The House bill must be negotiated with a bill the Senate approved in March – and which also fails to fund any new grants.
Rep. Elizabeth Esty, D-5th District, urged House and Senate negotiators to include money to fund the new grants in a final bill.
“Families, health care workers, and local leaders throughout Connecticut simply don’t have the resources they need today to fight this terrible epidemic,” she said.
Rep. Joe Courtney, D-2nd District, who sponsored a bill that would have provided states with $600 million in emergency funding to combat opioid addiction, said “Today, there will be votes and a lot of self-congratulatory rhetoric about the fact that we are moving on something, but remember: there is not a penny for law enforcement, for treatment, or for prevention and education.”
“In the state of Connecticut it takes four to six months to get a treatment bed,” Courtney said.

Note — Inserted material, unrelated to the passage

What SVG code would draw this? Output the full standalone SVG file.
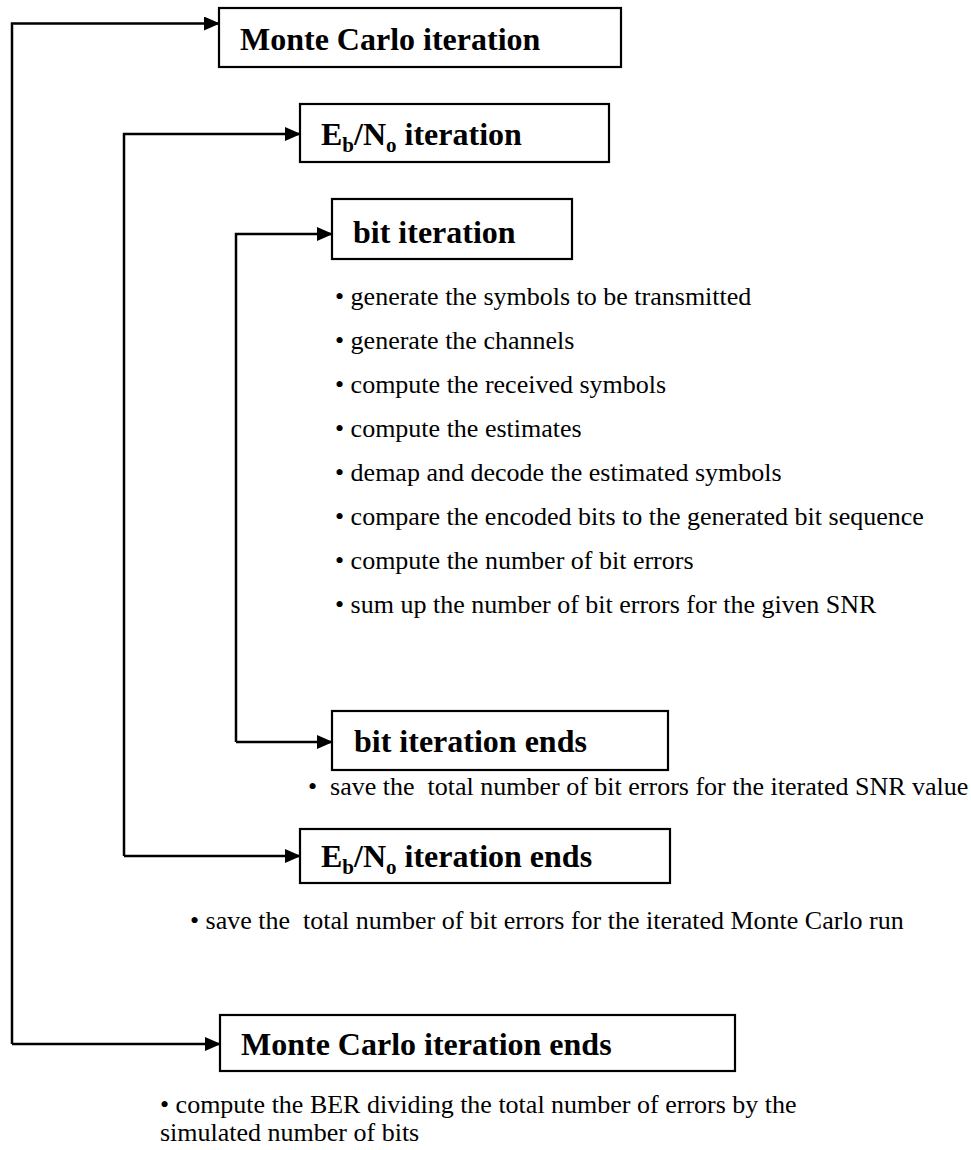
<svg xmlns="http://www.w3.org/2000/svg" width="971" height="1150" viewBox="0 0 971 1150">
<defs>
<marker id="ah" markerWidth="16" markerHeight="14" refX="15" refY="7" orient="auto" markerUnits="userSpaceOnUse">
<path d="M0,0 L16,7 L0,14 Z" fill="#000"/>
</marker>
<style>
.box{fill:#fff;stroke:#000;stroke-width:2.2}
.h{font-family:"Liberation Serif","Times New Roman",serif;font-weight:bold;font-size:32px;fill:#000}
.t{font-family:"Liberation Serif","Times New Roman",serif;font-size:26px;fill:#000}
.c{fill:none;stroke:#000;stroke-width:2.5}
</style>
</defs>
<rect width="971" height="1150" fill="#fff"/>
<g id="connectors">
<path class="c" d="M12,1044 V23.5 H219" marker-end="url(#ah)"/>
<path class="c" d="M12,1044 H220" marker-end="url(#ah)"/>
<path class="c" d="M124,856 V134 H300" marker-end="url(#ah)"/>
<path class="c" d="M124,856 H300" marker-end="url(#ah)"/>
<path class="c" d="M236,742 V234 H332" marker-end="url(#ah)"/>
<path class="c" d="M236,742 H332" marker-end="url(#ah)"/>
</g>
<g id="mc-start">
<rect class="box" x="219" y="8" width="402" height="59"/>
<text class="h" x="240" y="50">Monte Carlo iteration</text>
</g>
<g id="ebno-start">
<rect class="box" x="300" y="104" width="309" height="58"/>
<text class="h" x="321" y="145">E<tspan font-size="21" dy="7">b</tspan><tspan dy="-7">/N</tspan><tspan font-size="21" dy="7">o</tspan><tspan dy="-7"> iteration</tspan></text>
</g>
<g id="bit-start">
<rect class="box" x="332" y="199" width="240" height="60"/>
<text class="h" x="353" y="243">bit iteration</text>
</g>
<g id="bit-steps">
<text class="t" x="335" y="305">• generate the symbols to be transmitted</text>
<text class="t" x="335" y="349">• generate the channels</text>
<text class="t" x="335" y="393">• compute the received symbols</text>
<text class="t" x="335" y="437">• compute the estimates</text>
<text class="t" x="335" y="481">• demap and decode the estimated symbols</text>
<text class="t" x="335" y="525">• compare the encoded bits to the generated bit sequence</text>
<text class="t" x="335" y="569">• compute the number of bit errors</text>
<text class="t" x="335" y="613">• sum up the number of bit errors for the given SNR</text>
</g>
<g id="bit-end">
<rect class="box" x="332" y="711" width="336" height="59"/>
<text class="h" x="354" y="752">bit iteration ends</text>
</g>
<text class="t" x="308" y="795">•&#160; save the&#160; total number of bit errors for the iterated SNR value</text>
<g id="ebno-end">
<rect class="box" x="300" y="829" width="370" height="54"/>
<text class="h" x="321" y="867">E<tspan font-size="21" dy="7">b</tspan><tspan dy="-7">/N</tspan><tspan font-size="21" dy="7">o</tspan><tspan dy="-7"> iteration ends</tspan></text>
</g>
<text class="t" x="190" y="929">• save the&#160; total number of bit errors for the iterated Monte Carlo run</text>
<g id="mc-end">
<rect class="box" x="220" y="1015" width="515" height="56"/>
<text class="h" x="241" y="1055">Monte Carlo iteration ends</text>
</g>
<text class="t" x="160" y="1113">• compute the BER dividing the total number of errors by the</text>
<text class="t" x="160" y="1141">simulated number of bits</text>
</svg>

Courtney stood on the House floor with a map showing the rapid escalation of overdose deaths in the United States. There were more than 400 opioid-related deaths in Connecticut last year.
“We have an epidemic in this country which far surpasses any challenge presented by a natural disaster. If we had an attack on the homeland that took the number of lives that these maps represent – this Congress would be on fire…,” Courtney said.